Gaming is humanity’s ticket to the new economy of play

By Tom Simpson, Vice president of programmatic, Asia Pacific

June 3, 2021 | 5 min read

As marketers start to understand gaming’s mass appeal, Tom Simpson, SVP APAC of AdColony, says we need to think a step further and understand gaming’s influence on everything we do.

play

Gaming is more than just fun – it’s a social pastime for any age group

As long as humans have been on the planet, we have played. The children’s play we recognize today, filled with imagination and invention, can be traced back as far as Ancient Greece and Rome. Games are how we socialize, how we learn about the world, and how we relate to those around us. Video games are today’s version of these ancient rituals, and they’re no longer confined to the schoolyard.

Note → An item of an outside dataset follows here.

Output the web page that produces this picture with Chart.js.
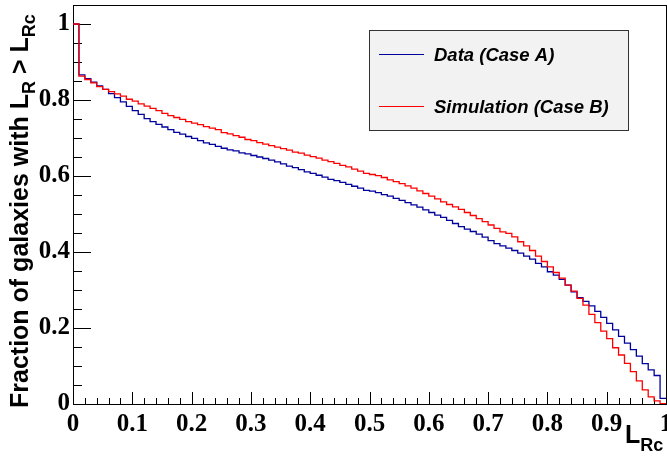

In the decades ahead, people will come to socialize as much in virtual worlds that evolved from games as they will on platforms like Instagram, Twitter and TikTok. Building things with friends within virtual worlds will become common, and major events within the most popular virtual worlds will become pop culture news stories. After all, the apotheosis of human social behavior online is unlikely to be scrolling through algorithmically curated feeds of other people’s photo and video content.

The gaming metaverse

Today, gaming has become such a large part of our culture that one cannot exist without the other. Sport, TV, music, social media and education have all become intrinsically linked to gaming, in a way that crosses generations and gives adults and children alike permission to play. We find our favorite songs through the soundtracks of our favorite games. We watch our friends playing a Fifa football match with the same level of anticipation as its real-life counterpart. We interact with our overseas friends by organizing a time to run around on Fortnite.

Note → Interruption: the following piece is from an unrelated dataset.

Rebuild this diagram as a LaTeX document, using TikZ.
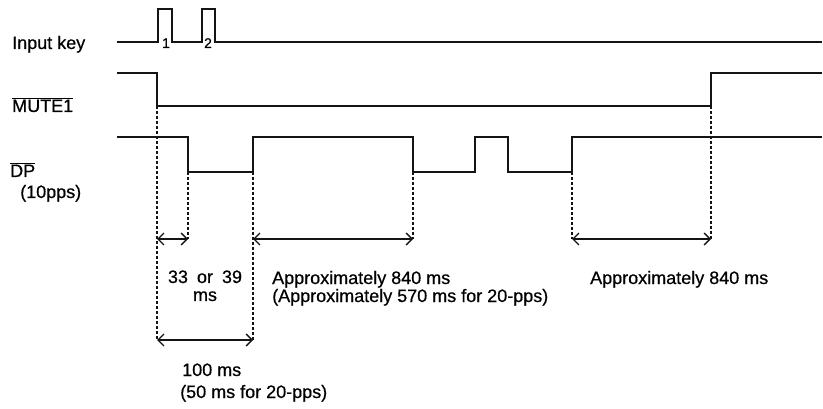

Even in places where we wouldn’t expect to find games, they can be found. Gamification is finding its way into our banking apps, health and fitness trackers, and even our virtual bookshelves via apps like Audible. In short, gaming is rapidly becoming more than a single aspect of our culture – it is becoming our culture.

Take a look at the community that’s built up around Fortnite, for example. Friends scattered across the world can reunite in a single time and place within the reality of the game. Over time, the Fortnite community has grown beyond the gameplay alone and now includes a wide community of fans across multiple platforms who share memes, inside jokes and strategies with one another.

Games are a fundamentally social medium. And like the most successful mediums, they are socially driven. The ticket to their success comes down to the ‘watercooler effect’. In order to participate in culture, you need to be doing what your chosen community does. In the gaming metaverse, it’s not a question of if you play, but how.

Breaking the generational divide

While it’s tempting to assume that gaming is solely reserved for the young, the reality is that gaming breaks down the generational divide. Picture a gen Z girl playing PUBG mobile with her uncle over the weekend, or the Facebook-obsessed mum playing Words with Friends with her TikTok-loving daughter. Gaming is gradually becoming the language that we all communicate through, and how we communicate with one another.

The breakdown of the generational divide reveals the futility of looking at consumers through an age-based lens at all – something most marketers would never dare to question.

Gaming teaches us that it’s time to forgo the generational epithets because they’re no longer useful. In a world where everyone is a gamer, the term itself becomes irrelevant – just as no one is labelled a ‘mobile user’ or a ‘social media user’ any more, it’s simply a given.

The economy of play

If work was the modus operandi for the industrial age, then play is the MO for the 21st century and beyond. Sociocultural changes in how we live, socialize and work will turn play into the way humans define and create value.

In a world of AI, robots and driverless cars, the very human traits of play and imagination become our superpower. The more we play, imagine and tinker with the technological tools at our disposal, the more value we’ll create.

As Pat Kane puts it in The Play Ethic: “We should begin to redesign our institutions and infrastructures, even our relationship of time and space, so that we can follow this playful human nature – rather than constantly shave the blade against, across and through it.”

The skills we take from today’s video games are going to be vital tools in tomorrow’s economy of play. If ‘all work and no play’ is no longer the answer to a successful future, then gaming is our ticket to a more playful world.

Tom Simpson is SVP APAC of AdColony.